Domènec Soberano i Mestres (1825, Reus - 1909, Reus) was a Catalan wine merchant who was also an amateur painter and art teacher.

==Biography==
Thanks to an improvement his father invented for the process of making sparkling wine, he was able to travel throughout Europe. In 1866, he converted the family business from a wine warehouse to the production of "Champagne de Reus", under the name Soberano & Cia. In 1867, he presented his Cava wine at the Exposition Universelle in Paris.

During his trips, he developed an interest in painting techniques and discovered watercolors, which were little known in Catalonia at the time. He was largely self-taught, and always considered himself to be an amateur.

He opened a drawing school in Reus, which he operated until 1888. He was a friend of Marià Fortuny Baró and Antoni Marsal, the grandfather and uncle, respectively, of Marià Fortuny. Soberano was his first painting instructor and, seeing his great potential, recommended him to the sculptor, Domènec Talarn, who brought him to Barcelona. Fortuny was very grateful; maintaining a lifetime correspondence with Soberano and presenting him with several works.
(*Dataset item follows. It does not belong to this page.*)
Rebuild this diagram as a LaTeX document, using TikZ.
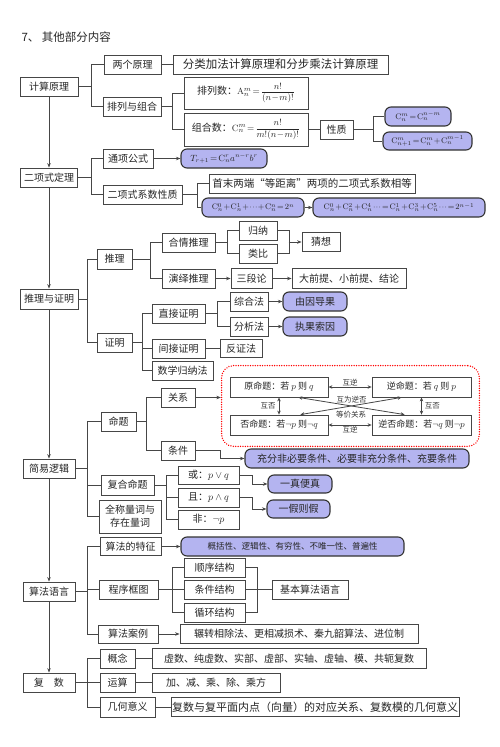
\documentclass[tikz,border=0pt]{standalone}
\usepackage[no-math]{fontspec}
\setmainfont{Noto Sans CJK SC}
\usepackage{amsmath}
\usetikzlibrary{arrows.meta, fit}

\definecolor{lav}{RGB}{180,180,240}
\definecolor{ln}{RGB}{70,70,70}

% compact formulas
\newcommand{\fml}[2][8.5]{{\fontsize{#1}{11}\selectfont$\medmuskip=1mu\thickmuskip=2mu\thinmuskip=1mu #2$}}

\tikzset{
  box/.style={draw=ln, line width=0.8pt, fill=white, minimum height=19, inner sep=1pt,
    font=\fontsize{10}{12}\selectfont, text=black!85},
  pbox/.style={box, fill=lav, draw=black!80, line width=1.1pt, rounded corners=6pt},
  mbox/.style={box, minimum width=98, minimum height=20, font=\fontsize{9}{11}\selectfont},
  link/.style={draw=ln, line width=0.8pt},
  arr/.style={link, -{Stealth[length=4.5pt, width=3.5pt]}},
  darr/.style={link, {Stealth[length=4pt, width=3.5pt]}-{Stealth[length=4pt, width=3.5pt]}},
  lab/.style={font=\fontsize{7.5}{8}\selectfont, text=black!80, inner sep=1pt},
}

\begin{document}
\begin{tikzpicture}[x=1pt, y=-1pt]
  \useasboundingbox (0,0) rectangle (500,747);
  % Title
  \node[anchor=west, font=\fontsize{11.5}{13}\selectfont, text=black!85] (title) at (18,37) {7、 其他部分内容};

  % Main column
  \node[box, minimum width=58] (jsyl) at (49,86.5) {计算原理};
  \node[box, minimum width=57] (exsdl) at (49,177.5) {二项式定理};
  \node[box, minimum width=58, minimum height=20] (tlzm) at (49,299) {推理与证明};
  \node[box, minimum width=52] (jyljj) at (49,468.5) {简易逻辑};
  \node[box, minimum width=52] (sfyy) at (49,591.5) {算法语言};
  \node[box, minimum width=52] (fs) at (49,682.5) {复　数};
  \draw[arr] (jsyl) -- (exsdl);
  \draw[arr] (exsdl) -- (tlzm);
  \draw[arr] (tlzm) -- (jyljj);
  \draw[arr] (jyljj) -- (sfyy);
  \draw[arr] (sfyy) -- (fs);

  % 计算原理
  \node[box, minimum width=57] (lgyl) at (132.5,64.5) {两个原理};
  \node[box, minimum width=58] (plzh) at (132,106.5) {排列与组合};
  \node[box, minimum width=215, font=\fontsize{11.5}{13}\selectfont] (flzj) at (280.5,64.5) {分类加法计算原理和分步乘法计算原理};
  \node[box, minimum width=124, minimum height=32] (pls) at (246,93) {排列数：\fml[9.5]{\mathrm{A}_n^m=\dfrac{n!}{(n-m)!}}};
  \node[box, minimum width=124, minimum height=33] (zhs) at (246,129.5) {组合数：\fml[9.5]{\mathrm{C}_n^m=\dfrac{n!}{m!(n-m)!}}};
  \node[box, minimum width=33] (xz) at (336.5,129.5) {性质};
  \node[pbox, minimum width=66] (xz1) at (418,116.5) {\fml{\mathrm{C}_n^m=\mathrm{C}_n^{n-m}}};
  \node[pbox, minimum width=89, minimum height=18] (xz2) at (427.5,141) {\fml{\mathrm{C}_{n+1}^m=\mathrm{C}_n^m+\mathrm{C}_n^{m-1}}};
  \draw[link] (jsyl.east) -- +(13,0) |- (lgyl.west);
  \draw[link] (jsyl.east) -- +(13,0) |- (plzh.west);
  \draw[link] (lgyl) -- (flzj);
  \draw[link] (plzh.east) -- +(11,0) |- (pls.west);
  \draw[link] (plzh.east) -- +(11,0) |- (zhs.west);
  \draw[link] (zhs) -- (xz);
  \draw[link] (xz.east) -- +(20,0) |- (xz1.west);
  \draw[link] (xz.east) -- +(20,0) |- (xz2.west);

  % 二项式定理
  \node[box, minimum width=50] (txgs) at (128,158.5) {通项公式};
  \node[box, minimum width=79] (xsxz) at (142.5,194.5) {二项式系数性质};
  \node[pbox, minimum width=86] (txf) at (224,158.5) {\fml[9]{T_{r+1}=\mathrm{C}_n^r a^{n-r}b^r}};
  \node[box, minimum width=206, font=\fontsize{10.5}{12}\selectfont] (smld) at (312,183.5) {首末两端“等距离”两项的二项式系数相等};
  \node[pbox, minimum width=102] (hk1) at (253,207.5) {\fml{\mathrm{C}_n^0+\mathrm{C}_n^1+\cdots+\mathrm{C}_n^n=2^n}};
  \node[pbox, minimum width=172] (hk2) at (399,207.5) {\fml{\mathrm{C}_n^0+\mathrm{C}_n^2+\mathrm{C}_n^4\cdots=\mathrm{C}_n^1+\mathrm{C}_n^3+\mathrm{C}_n^5\cdots=2^{n-1}}};
  \draw[link] (exsdl.east) -- +(13,0) |- (txgs.west);
  \draw[link] (exsdl.east) -- +(13,0) |- (xsxz.west);
  \draw[arr] (txgs) -- (txf);
  \draw[link] (xsxz.east) -- +(15,0) |- (smld.west);
  \draw[link] (xsxz.east) -- +(15,0) |- (hk1.west);
  \draw[arr] (hk1) -- (hk2);

  % 推理与证明
  \node[box, minimum width=35, minimum height=20] (tl) at (114.5,259) {推理};
  \node[box, minimum width=35] (zm) at (114.5,342.5) {证明};
  \node[box, minimum width=53] (hqtl) at (188.5,242.5) {合情推理};
  \node[box, minimum width=53] (yytl) at (188.5,278.5) {演绎推理};
  \node[box, minimum width=38] (gnl) at (258,230.5) {归纳};
  \node[box, minimum width=38] (lb) at (258,253.5) {类比};
  \node[box, minimum width=38] (cx) at (321,242) {猜想};
  \node[box, minimum width=41, minimum height=20] (sdl) at (251.5,278.5) {三段论};
  \node[box, minimum width=114, minimum height=20] (dqt) at (349,278.5) {大前提、小前提、结论};
  \node[box, minimum width=53] (zjzm) at (178.5,313.5) {直接证明};
  \node[box, minimum width=53] (jjzm) at (178.5,348.5) {间接证明};
  \node[box, minimum width=61] (sxgn) at (182.5,370.5) {数学归纳法};
  \node[box, minimum width=38] (zhf) at (249,301.5) {综合法};
  \node[box, minimum width=38] (fxf) at (249,326.5) {分析法};
  \node[pbox, minimum width=64] (ygdg) at (315,301.5) {由因导果};
  \node[pbox, minimum width=64] (zgsy) at (315,326.5) {执果索因};
  \node[box, minimum width=42, minimum height=18] (fzf) at (241,348.5) {反证法};
  \draw[link] (tlzm.east) -- +(9,0) |- (tl.west);
  \draw[link] (tlzm.east) -- +(9,0) |- (zm.west);
  \draw[link] (tl.east) -- +(18,0) |- (hqtl.west);
  \draw[link] (tl.east) -- +(18,0) |- (yytl.west);
  \draw[link] (hqtl.east) -- +(12,0) |- (gnl.west);
  \draw[link] (hqtl.east) -- +(12,0) |- (lb.west);
  \draw[link] (gnl.east) -- +(12,0) |- (lb.east);
  \draw[arr] (cx.west) +(-13,0) -- (cx.west);
  \draw[arr] (yytl) -- (sdl);
  \draw[arr] (sdl) -- (dqt);
  \draw[link] (zm.east) -- +(10,0) |- (zjzm.west);
  \draw[link] (zm.east) -- +(10,0) |- (jjzm.west);
  \draw[link] (zm.east) -- +(10,0) |- (sxgn.west);
  \draw[link] (zjzm.east) -- +(12,0) |- (zhf.west);
  \draw[link] (zjzm.east) -- +(12,0) |- (fxf.west);
  \draw[arr] (zhf) -- (ygdg);
  \draw[arr] (fxf) -- (zgsy);
  \draw[link] (jjzm) -- (fzf);

  % 简易逻辑
  \node[box, minimum width=35] (mt) at (118.5,421.5) {命题};
  \node[box, minimum width=53, minimum height=20] (fhmt) at (127.5,485) {复合命题};
  \node[box, minimum width=62, minimum height=33, align=center, font=\fontsize{10}{13}\selectfont] (qcl) at (130,516.5) {全称量词与\\存在量词};
  \node[box, minimum width=34] (gx) at (178,397.5) {关系};
  \node[box, minimum width=34] (tj) at (178,450.5) {条件};
  \node[mbox] (ymt) at (279,387) {原命题：若 $p$ 则 $q$};
  \node[mbox, minimum width=99] (nmt) at (421.5,387) {逆命题：若 $q$ 则 $p$};
  \node[mbox] (fmt) at (279,425) {否命题：若$\neg p$ 则$\neg q$};
  \node[mbox, minimum width=99] (nfmt) at (421.5,425) {逆否命题：若$\neg q$ 则$\neg p$};
  \node[draw=red, line width=1.5pt, line cap=round, dash pattern=on 0.01pt off 2.4pt,
    rounded corners=12pt, fit=(ymt)(nfmt), inner xsep=8, inner ysep=11] (gxk) {};
  \draw[darr] (ymt) -- node[lab, above] {互逆} (nmt);
  \draw[darr] (fmt) -- node[lab, below] {互逆} (nfmt);
  \draw[darr] (ymt) -- node[lab, left=2pt] {互否} (fmt);
  \draw[darr] (nmt) -- node[lab, right=2pt] {互否} (nfmt);
  \draw[darr] ([xshift=-30]ymt.south east) -- node[lab, above=2pt] {互为逆否} ([xshift=33]nfmt.north west);
  \draw[darr] ([xshift=30]nmt.south west) -- node[lab, below=4pt] {等价关系} ([xshift=-28]fmt.north east);
  \node[pbox, minimum width=224] (cdtj) at (357,458.5) {充分非必要条件、必要非充分条件、充要条件};
  \node[box, minimum width=61, minimum height=18] (huo) at (208.5,475) {或：$p\vee q$};
  \node[box, minimum width=61] (qie) at (208.5,497.5) {且：$p\wedge q$};
  \node[box, minimum width=61] (fei) at (208.5,519.5) {非：$\neg p$};
  \node[pbox, minimum width=64, minimum height=18] (yzbz) at (300,484) {一真便真};
  \node[pbox, minimum width=63, minimum height=18] (yjzj) at (298.5,509) {一假则假};
  \draw[link] (jyljj.east) -- +(12,0) |- (mt.west);
  \draw[link] (jyljj.east) -- +(12,0) |- (fhmt.west);
  \draw[link] (jyljj.east) -- +(12,0) |- (qcl.west);
  \draw[link] (mt.east) -- +(10,0) |- (gx.west);
  \draw[link] (mt.east) -- +(10,0) |- (tj.west);
  \draw[arr] (gx.east) -- (gx.east -| gxk.west);
  \draw[arr] (tj.east) -- +(25,0) |- (cdtj.west);
  \draw[link] (fhmt.east) -- +(12,0) |- (huo.west);
  \draw[link] (fhmt.east) -- +(12,0) |- (qie.west);
  \draw[link] (fhmt.east) -- +(12,0) |- (fei.west);
  \draw[arr] (huo.east) -- +(13,0) |- (yzbz.west);
  \draw[arr] (qie.east) -- +(13,0) |- (yjzj.west);

  % 算法语言
  \node[box, minimum width=61, minimum height=18] (tz) at (130.5,546.5) {算法的特征};
  \node[box, minimum width=59] (kt) at (128.5,589.5) {程序框图};
  \node[box, minimum width=60, minimum height=18] (al) at (128,634) {算法案例};
  \node[pbox, minimum width=223, font=\fontsize{8.5}{10}\selectfont] (kkx) at (292.5,546.5) {概括性、逻辑性、有穷性、不唯一性、普遍性};
  \node[box, minimum width=61] (sxjg) at (214.5,567.5) {顺序结构};
  \node[box, minimum width=61] (tjjg) at (214.5,589.5) {条件结构};
  \node[box, minimum width=61] (xhjg) at (214.5,612.5) {循环结构};
  \node[box, minimum width=76] (jbsf) at (310,589.5) {基本算法语言};
  \node[box, minimum width=238] (zzxc) at (299,634) {辗转相除法、更相减损术、秦九韶算法、进位制};
  \draw[link] (sfyy.east) -- +(12,0) |- (tz.west);
  \draw[link] (sfyy.east) -- +(12,0) |- (kt.west);
  \draw[link] (sfyy.east) -- +(12,0) |- (al.west);
  \draw[arr] (tz) -- (kkx);
  \draw[link] (kt.east) -- +(14,0) |- (sxjg.west);
  \draw[link] (kt.east) -- +(14,0) |- (tjjg.west);
  \draw[link] (kt.east) -- +(14,0) |- (xhjg.west);
  \draw[link] (sxjg.east) -- +(12,0) |- (xhjg.east);
  \draw[link] (tjjg) -- (jbsf);
  \draw[arr] (al) -- (zzxc);

  % 复数
  \node[box, minimum width=35] (gn) at (117.5,658.5) {概念};
  \node[box, minimum width=35] (ys) at (117.5,682.5) {运算};
  \node[box, minimum width=55, minimum height=20] (jh) at (127.5,707) {几何意义};
  \node[box, minimum width=274, minimum height=20] (xs) at (289,658.5) {虚数、纯虚数、实部、虚部、实轴、虚轴、模、共轭复数};
  \node[box, minimum width=128] (jj) at (216,682.5) {加、减、乘、除、乘方};
  \node[box, minimum width=284, font=\fontsize{11}{13}\selectfont] (fsfp) at (315,707) {复数与复平面内点（向量）的对应关系、复数模的几何意义};
  \draw[link] (fs.east) -- +(12,0) |- (gn.west);
  \draw[link] (fs.east) -- +(12,0) |- (ys.west);
  \draw[link] (fs.east) -- +(12,0) |- (jh.west);
  \draw[link] (gn) -- (xs);
  \draw[link] (ys) -- (jj);
  \draw[link] (jh) -- (fsfp);
\end{tikzpicture}
\end{document}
Among his other notable students were Baldomer Galofre, Josep Tapiró Baró, Joan Roig Solé and Josep Llovera i Bufill. His son, Càstul Soberano Roca, was also a promising painter, but died young.

Few of his own paintings are very well known. Many of them are still-lifes and watercolor landscapes. His portraits were quite traditional in style. He usually did not sign his works. He also did decorative paintings at several houses in Reus.

Toward the end of his life, he devoted himself to collecting his now-famous student Fortuny's paintings and drawings.